Making fast tracks: Annual show captivates train lovers of all ages

Aidan Jayaranan, 5, Lawrence, watches a garden scale train set making its rounds Saturday at the Douglas County Fairgrounds, building 21. The fairgrounds was host to the Lawrence Model Railroad Show and Swap Meet on Saturday.

Tim Scholl, 67, Kansas City, Mo., a retired Air Force officer, looks through boxes of train parts.

Max Gabrielson, 3, watches locomotives roll along the tracks at the Lawrence Model Railroad Club.

Like most boys under five, Ryan and Aidan Orth have Thomas & Friends trains.

But at Saturday’s Lawrence Model Railroad Show and Swap Meet, dad Mike Orth said there were many others they would love to have.

“Him more than anyone,” wife Kim Orth said, pointing to her husband. “He is the biggest kid.”

And that’s the draw of the train show, organizer Jim Taylor said. It brings out the young and those who are just young at heart.

“I think everyone remembers the first model train they got, probably under a Christmas tree,” Taylor said. “That has always fascinated me and many others.”

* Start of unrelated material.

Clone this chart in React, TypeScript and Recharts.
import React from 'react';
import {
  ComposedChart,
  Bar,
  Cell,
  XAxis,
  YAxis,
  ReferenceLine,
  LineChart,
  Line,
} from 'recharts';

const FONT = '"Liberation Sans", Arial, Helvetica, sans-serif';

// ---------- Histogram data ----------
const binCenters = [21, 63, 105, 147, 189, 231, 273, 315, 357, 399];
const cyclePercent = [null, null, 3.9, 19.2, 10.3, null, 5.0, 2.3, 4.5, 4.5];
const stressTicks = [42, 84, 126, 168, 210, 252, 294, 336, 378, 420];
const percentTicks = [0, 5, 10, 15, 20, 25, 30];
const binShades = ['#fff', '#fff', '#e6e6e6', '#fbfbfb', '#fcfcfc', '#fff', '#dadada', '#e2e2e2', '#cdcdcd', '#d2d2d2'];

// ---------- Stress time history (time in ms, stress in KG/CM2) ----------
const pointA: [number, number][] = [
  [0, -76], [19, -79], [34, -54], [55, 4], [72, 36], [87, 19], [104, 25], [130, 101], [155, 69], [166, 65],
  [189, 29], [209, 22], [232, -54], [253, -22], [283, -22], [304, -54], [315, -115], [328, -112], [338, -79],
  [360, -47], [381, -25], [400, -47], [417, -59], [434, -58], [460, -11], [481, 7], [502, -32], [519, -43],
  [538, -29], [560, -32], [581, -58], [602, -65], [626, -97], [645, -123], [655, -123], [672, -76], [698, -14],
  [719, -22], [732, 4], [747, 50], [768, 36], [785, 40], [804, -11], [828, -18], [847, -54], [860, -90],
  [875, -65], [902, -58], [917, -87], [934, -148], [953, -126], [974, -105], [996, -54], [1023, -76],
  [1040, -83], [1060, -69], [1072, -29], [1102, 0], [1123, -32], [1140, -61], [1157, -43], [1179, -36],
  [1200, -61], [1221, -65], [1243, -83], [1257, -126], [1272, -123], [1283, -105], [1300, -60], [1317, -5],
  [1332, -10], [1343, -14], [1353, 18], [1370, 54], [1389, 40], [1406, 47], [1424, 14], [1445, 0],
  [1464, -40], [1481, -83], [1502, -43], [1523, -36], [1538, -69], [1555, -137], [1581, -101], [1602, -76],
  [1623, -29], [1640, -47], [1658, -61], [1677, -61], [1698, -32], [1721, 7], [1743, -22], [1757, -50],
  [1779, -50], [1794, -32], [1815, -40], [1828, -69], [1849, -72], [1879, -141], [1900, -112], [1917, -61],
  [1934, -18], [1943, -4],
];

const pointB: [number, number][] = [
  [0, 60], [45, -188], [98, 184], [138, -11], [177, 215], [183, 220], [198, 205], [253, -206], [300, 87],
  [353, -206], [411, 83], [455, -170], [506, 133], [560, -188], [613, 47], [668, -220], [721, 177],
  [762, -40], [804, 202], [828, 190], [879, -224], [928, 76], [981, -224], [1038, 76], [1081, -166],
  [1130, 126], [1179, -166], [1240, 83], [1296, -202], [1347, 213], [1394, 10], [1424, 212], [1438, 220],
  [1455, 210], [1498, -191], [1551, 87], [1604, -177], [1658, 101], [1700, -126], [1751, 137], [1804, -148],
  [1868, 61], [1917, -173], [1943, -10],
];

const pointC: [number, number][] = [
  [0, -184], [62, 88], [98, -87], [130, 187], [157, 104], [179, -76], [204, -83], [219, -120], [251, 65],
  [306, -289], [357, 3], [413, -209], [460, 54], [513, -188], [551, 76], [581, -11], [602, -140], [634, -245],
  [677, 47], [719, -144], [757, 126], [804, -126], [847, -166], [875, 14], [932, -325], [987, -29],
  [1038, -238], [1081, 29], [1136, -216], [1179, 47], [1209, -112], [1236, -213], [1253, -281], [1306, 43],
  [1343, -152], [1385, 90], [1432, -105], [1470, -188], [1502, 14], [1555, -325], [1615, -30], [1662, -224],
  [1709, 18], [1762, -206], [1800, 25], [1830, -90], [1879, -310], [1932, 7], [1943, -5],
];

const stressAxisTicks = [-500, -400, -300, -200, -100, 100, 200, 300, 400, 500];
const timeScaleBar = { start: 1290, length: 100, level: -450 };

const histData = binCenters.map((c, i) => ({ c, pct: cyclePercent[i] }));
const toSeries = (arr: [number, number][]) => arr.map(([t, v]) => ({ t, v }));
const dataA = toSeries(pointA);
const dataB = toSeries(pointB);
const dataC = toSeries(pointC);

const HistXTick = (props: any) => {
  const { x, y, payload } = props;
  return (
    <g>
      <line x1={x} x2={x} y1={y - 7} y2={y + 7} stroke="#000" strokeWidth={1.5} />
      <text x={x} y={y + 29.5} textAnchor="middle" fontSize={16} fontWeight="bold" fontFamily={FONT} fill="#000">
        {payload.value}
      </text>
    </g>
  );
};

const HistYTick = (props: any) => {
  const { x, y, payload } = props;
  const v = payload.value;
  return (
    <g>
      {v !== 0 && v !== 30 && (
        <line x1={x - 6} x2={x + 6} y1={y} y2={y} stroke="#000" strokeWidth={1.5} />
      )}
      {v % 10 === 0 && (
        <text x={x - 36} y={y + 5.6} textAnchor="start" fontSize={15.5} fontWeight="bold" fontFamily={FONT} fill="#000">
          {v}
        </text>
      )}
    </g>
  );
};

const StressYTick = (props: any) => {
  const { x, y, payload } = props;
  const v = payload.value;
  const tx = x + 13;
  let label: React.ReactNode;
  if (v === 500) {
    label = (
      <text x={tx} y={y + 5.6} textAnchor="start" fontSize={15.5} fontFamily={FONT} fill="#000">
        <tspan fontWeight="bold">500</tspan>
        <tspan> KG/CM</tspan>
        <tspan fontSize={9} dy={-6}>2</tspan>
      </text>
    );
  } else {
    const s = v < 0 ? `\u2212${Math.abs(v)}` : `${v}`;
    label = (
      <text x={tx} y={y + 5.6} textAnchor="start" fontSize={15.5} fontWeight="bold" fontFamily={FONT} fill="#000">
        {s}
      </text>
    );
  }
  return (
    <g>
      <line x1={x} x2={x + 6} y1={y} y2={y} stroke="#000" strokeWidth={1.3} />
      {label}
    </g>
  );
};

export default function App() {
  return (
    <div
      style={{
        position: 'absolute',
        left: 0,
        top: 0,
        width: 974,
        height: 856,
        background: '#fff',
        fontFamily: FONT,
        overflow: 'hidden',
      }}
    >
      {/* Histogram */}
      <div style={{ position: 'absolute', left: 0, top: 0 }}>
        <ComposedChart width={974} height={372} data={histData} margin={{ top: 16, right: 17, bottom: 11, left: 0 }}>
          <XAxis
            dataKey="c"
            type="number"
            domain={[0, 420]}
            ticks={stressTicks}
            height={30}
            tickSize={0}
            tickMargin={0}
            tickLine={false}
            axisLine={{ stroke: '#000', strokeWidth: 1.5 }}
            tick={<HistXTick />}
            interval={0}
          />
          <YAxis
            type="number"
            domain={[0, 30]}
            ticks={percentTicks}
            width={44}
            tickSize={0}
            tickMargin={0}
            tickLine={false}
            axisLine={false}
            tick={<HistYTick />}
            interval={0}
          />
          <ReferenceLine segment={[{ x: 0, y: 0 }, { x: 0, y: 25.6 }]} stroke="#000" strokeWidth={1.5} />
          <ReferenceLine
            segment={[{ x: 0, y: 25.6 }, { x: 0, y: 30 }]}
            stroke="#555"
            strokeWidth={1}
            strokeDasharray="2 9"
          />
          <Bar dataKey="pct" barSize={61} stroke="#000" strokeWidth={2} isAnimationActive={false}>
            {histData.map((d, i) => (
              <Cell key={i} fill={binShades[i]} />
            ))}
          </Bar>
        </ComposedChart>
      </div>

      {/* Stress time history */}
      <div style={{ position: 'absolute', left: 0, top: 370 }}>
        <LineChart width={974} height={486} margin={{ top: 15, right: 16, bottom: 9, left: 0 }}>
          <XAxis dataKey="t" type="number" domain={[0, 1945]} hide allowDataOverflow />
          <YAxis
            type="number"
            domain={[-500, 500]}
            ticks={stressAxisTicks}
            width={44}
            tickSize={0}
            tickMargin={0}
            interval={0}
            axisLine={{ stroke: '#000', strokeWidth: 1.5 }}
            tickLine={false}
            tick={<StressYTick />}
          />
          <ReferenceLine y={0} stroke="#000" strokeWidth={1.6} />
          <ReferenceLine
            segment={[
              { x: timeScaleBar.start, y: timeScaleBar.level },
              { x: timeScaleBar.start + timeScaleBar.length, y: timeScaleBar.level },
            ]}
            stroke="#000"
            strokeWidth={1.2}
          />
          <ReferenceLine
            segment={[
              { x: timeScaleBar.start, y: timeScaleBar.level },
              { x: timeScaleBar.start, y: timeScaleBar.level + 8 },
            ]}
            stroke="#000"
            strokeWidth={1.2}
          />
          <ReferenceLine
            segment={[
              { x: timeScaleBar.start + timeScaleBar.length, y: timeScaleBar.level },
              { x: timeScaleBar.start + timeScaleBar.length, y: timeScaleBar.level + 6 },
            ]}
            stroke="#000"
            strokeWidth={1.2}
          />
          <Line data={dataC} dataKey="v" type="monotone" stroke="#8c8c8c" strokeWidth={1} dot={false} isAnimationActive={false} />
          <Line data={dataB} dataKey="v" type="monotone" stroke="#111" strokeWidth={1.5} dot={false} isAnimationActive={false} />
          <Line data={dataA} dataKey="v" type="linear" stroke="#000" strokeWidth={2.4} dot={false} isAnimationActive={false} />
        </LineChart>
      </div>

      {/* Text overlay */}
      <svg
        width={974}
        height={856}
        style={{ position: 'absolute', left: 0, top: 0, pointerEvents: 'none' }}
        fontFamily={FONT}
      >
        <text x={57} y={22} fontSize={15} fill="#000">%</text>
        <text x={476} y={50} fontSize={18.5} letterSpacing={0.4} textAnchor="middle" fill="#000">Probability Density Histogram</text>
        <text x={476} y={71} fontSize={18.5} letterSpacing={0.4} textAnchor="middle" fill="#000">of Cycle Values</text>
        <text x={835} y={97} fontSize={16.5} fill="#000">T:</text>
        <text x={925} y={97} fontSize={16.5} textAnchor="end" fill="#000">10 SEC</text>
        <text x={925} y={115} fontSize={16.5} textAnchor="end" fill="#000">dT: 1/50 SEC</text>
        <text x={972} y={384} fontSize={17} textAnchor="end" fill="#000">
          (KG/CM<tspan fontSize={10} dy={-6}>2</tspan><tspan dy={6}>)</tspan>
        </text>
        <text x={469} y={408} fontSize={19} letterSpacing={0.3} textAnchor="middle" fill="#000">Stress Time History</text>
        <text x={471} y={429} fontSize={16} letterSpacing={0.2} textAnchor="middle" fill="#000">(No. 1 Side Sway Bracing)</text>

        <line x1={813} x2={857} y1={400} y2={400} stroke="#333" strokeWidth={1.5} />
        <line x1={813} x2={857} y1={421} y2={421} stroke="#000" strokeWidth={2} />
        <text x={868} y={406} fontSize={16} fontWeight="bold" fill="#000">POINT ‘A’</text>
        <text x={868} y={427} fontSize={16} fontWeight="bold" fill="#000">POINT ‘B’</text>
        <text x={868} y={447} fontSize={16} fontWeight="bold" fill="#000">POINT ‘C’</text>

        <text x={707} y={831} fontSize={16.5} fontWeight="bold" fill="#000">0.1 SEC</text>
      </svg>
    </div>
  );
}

Saturday’s show, the eighth annual for the Lawrence Model Railroad Club, took place at the Douglas County Fairgrounds. It had more than 500 people checking out train sets and vendors.

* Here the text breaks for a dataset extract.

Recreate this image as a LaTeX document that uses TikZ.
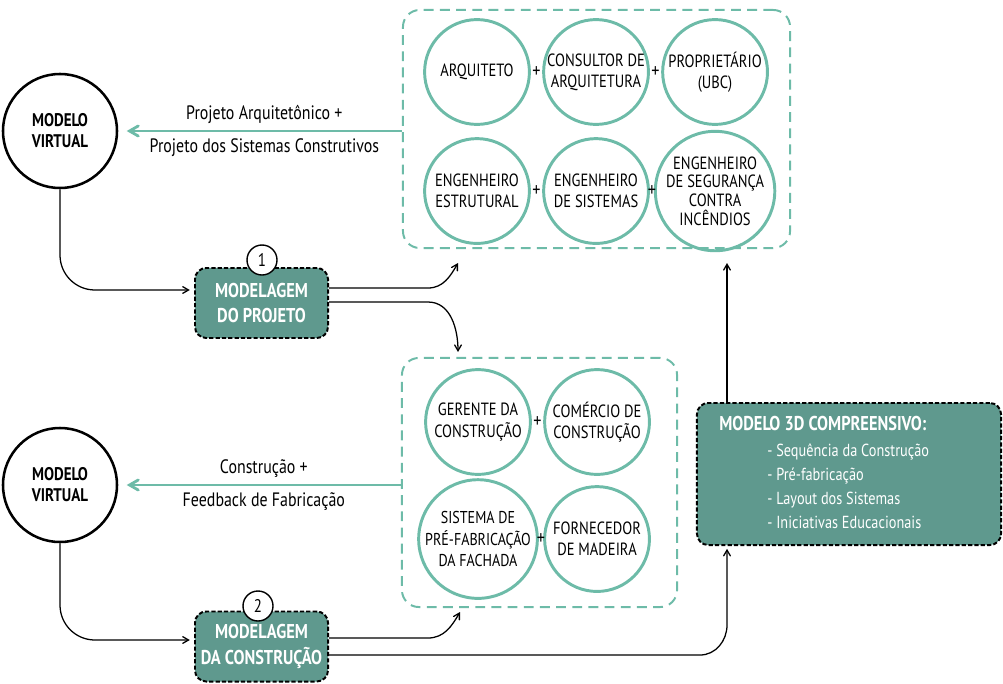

Along with displays from the Lawrence club, there were elaborate train sets from Manhattan and Topeka.

Whether big or small, the train sets were filled with detail. As the trains chugged along the tracks, they passed baseball diamonds, children flying kites, churches and Victorian homes, even a pair of men playing chess. The trains had whistles and lights and carried passengers, steel and logs.

Joe Pelletier, who came with a club from Manhattan, had his trains on display Saturday. A second look at the box cars shows the length Pelletier goes to make the trains look authentic — graffiti is spray-painted onto the sides.

“I send it off to a kid in California, and he does it,” Pelletier said.

Still, Pelletier said he comes to the shows for the children.

“It’s the mystique as they are watching it go by,” he said.

Along with a chance to draw people into the hobby of model railroads, Taylor said Saturday’s event also helped out a charity. Canned food donations were made to the Lawrence Interdenominational Nutrition Kitchen, or LINK.